RE: [Nagios-db-devel] performance query

SourceForge Headquarters 1320 Columbia Street Suite 310 San Diego, CA 92101 +1 (858) 422-6466

> -----Original Message-----
> From: Ben [mailto:be...@si...]
> Sent: 28 April 2005 16:09
> To: Dan Hopkins
> Cc: 'nag...@li...'
> Subject: Re: [Nagios-db-devel] performance query

<snip>

> There are two potential gotchas. First, the postgres nagios-db uses 
> snapshot materialized views, meaning they refresh 
> periodically, not in 
> realtime. I have pretty beefy hardware, so I can set mine to refresh 
> every minute, but for a tool that's supposed to tell you when things 
> are down, I think updating every minute is pretty overkill. 
> Once every 
> 5 minutes would probably be just fine.

This is my next step too, although I'm using MySQL so pgsql's nice
materialized views will either be hand rolled snapshot tables :), or I may
try replication to a reader db. I'd intended to do the snapshots fairly
quickly, a couple of times a minute (we're only talking a few thousand rows
at the moment, so it's no big deal to the db) but I've not done any testing
yet so this could be optimistic considering there are multiple nagios
instances running off the same db backend hosts. We shall see...

> The other potential gotcha is that nagios has to write the value of 
> each check into the db to complete a check, and if the db is slammed, 
> this will take an increasing amount of time.
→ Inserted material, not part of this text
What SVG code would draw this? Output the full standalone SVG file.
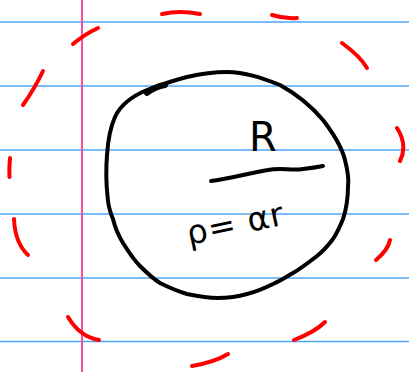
<svg xmlns="http://www.w3.org/2000/svg" width="409" height="372" viewBox="0 0 409 372">
<style>
.rule{stroke:#4ea6f5;stroke-width:1.5}
.margin{stroke:#f5509f;stroke-width:2}
.dash{fill:none;stroke:#ff0000;stroke-width:4;stroke-linecap:round;stroke-linejoin:round}
.ink{fill:none;stroke:#000;stroke-width:4;stroke-linecap:round;stroke-linejoin:round}
.hand{font-family:"DejaVu Sans","Liberation Sans",sans-serif;fill:#000}
</style>
<rect width="409" height="372" fill="#fff"/>
<g id="paper">
<line class="rule" x1="0" y1="22" x2="409" y2="22"/>
<line class="rule" x1="0" y1="86" x2="409" y2="86"/>
<line class="rule" x1="0" y1="150" x2="409" y2="150"/>
<line class="rule" x1="0" y1="214" x2="409" y2="214"/>
<line class="rule" x1="0" y1="278" x2="409" y2="278"/>
<line class="rule" x1="0" y1="341.5" x2="409" y2="341.5"/>
<line class="margin" x1="82" y1="0" x2="82" y2="372"/>
</g>
<g id="outer-dashed-circle">
<path class="dash" d="M162,14 Q180,10 200,14"/>
<path class="dash" d="M272,15 Q285,19 297,18"/>
<path class="dash" d="M342,43 Q360,56 367,68"/>
<path class="dash" d="M397,128 Q408,145 400,161"/>
<path class="dash" d="M390,240 Q388,250 376,260"/>
<path class="dash" d="M325,322 Q315,332 294,340"/>
<path class="dash" d="M228,354 Q215,362 192,366"/>
<path class="dash" d="M68,317 Q80,337 99,340"/>
<path class="dash" d="M14,219 Q15,243 28,255"/>
<path class="dash" d="M10,158 Q9,168 9.5,177"/>
<path class="dash" d="M43,71 Q35,88 23,105"/>
<path class="dash" d="M73,44 Q85,34 98,28"/>
</g>
<g id="inner-circle">
<path class="ink" d="M147,90 C160,85 175,80 187,77 C200,74 213,72 227,72 C245,72 262,78 280,85 C298,95 313,108 323,120 C333,133 342,148 345,160 C348,172 349,180 348,186 C348,198 346,210 343,219 C339,229 335,236 333,239 C327,247 322,252 317,256 C308,263 300,269 293,273 C286,277 280,281 273,284 C263,289 255,292 247,294 C237,297 227,298 217,298 C207,298 197,296 187,294 C177,291 168,287 160,283 C152,278 146,272 140,266 C133,259 128,251 123,243 C118,235 115,227 113,219 C110,212 108,205 107.5,196 C106,182 106,168 107,155 C108,140 110,128 115,117 C120,106 130,97 147,90"/>
<path d="M147,93 C152,89 158,86 165,85" fill="none" stroke="#000" stroke-width="6" stroke-linecap="round"/>
</g>
<g id="radius">
<path class="ink" d="M211,181 C233,178 250,173 268,170 C282,167 290,171 303,169 C312,168 318,167 323,166"/>
<text class="hand" x="249" y="151" font-size="40">R</text>
<text class="hand" x="189" y="245" font-size="33" letter-spacing="1" transform="rotate(-12 189 245)">ρ= αr</text>
</g>
</svg>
This was causing me very 
> bad latency problems (thousands of seconds) until recently, when I 
> implemented some thread pool action in the NEB and now my 
> latency times 
> tend to hover around 15 seconds.

This is the sort of issue that's hitting us: nagios is slow writing it's
updates in aggregated mode (we're talking 10-20 seconds for less than 4000
services in worst case) that some of our scripts (inhouse php customised
replacements) just hang on queries waiting for the locks to free. And too
many users accessing the scripts cause nagios to lag obtaining locks to dump
its updates. Enter non-aggregated updates .... and the massive jump in load
on the nagios host. Still, the user facing scripts appear quicker at least
;) But it did make me wonder how the neb's fare with thousands of status
updates, now I see from another thread you've got over 8k services on the go
? - that's promising stuff, are you distributing this over multiple nagios
hosts or a single centralised one?

> That thread pool-enabled version of nagios still lives in CVS only; 
> once I write some documentation, I'll be making another release.

I look forward to having a play with this.

Thanks for the info,
Dan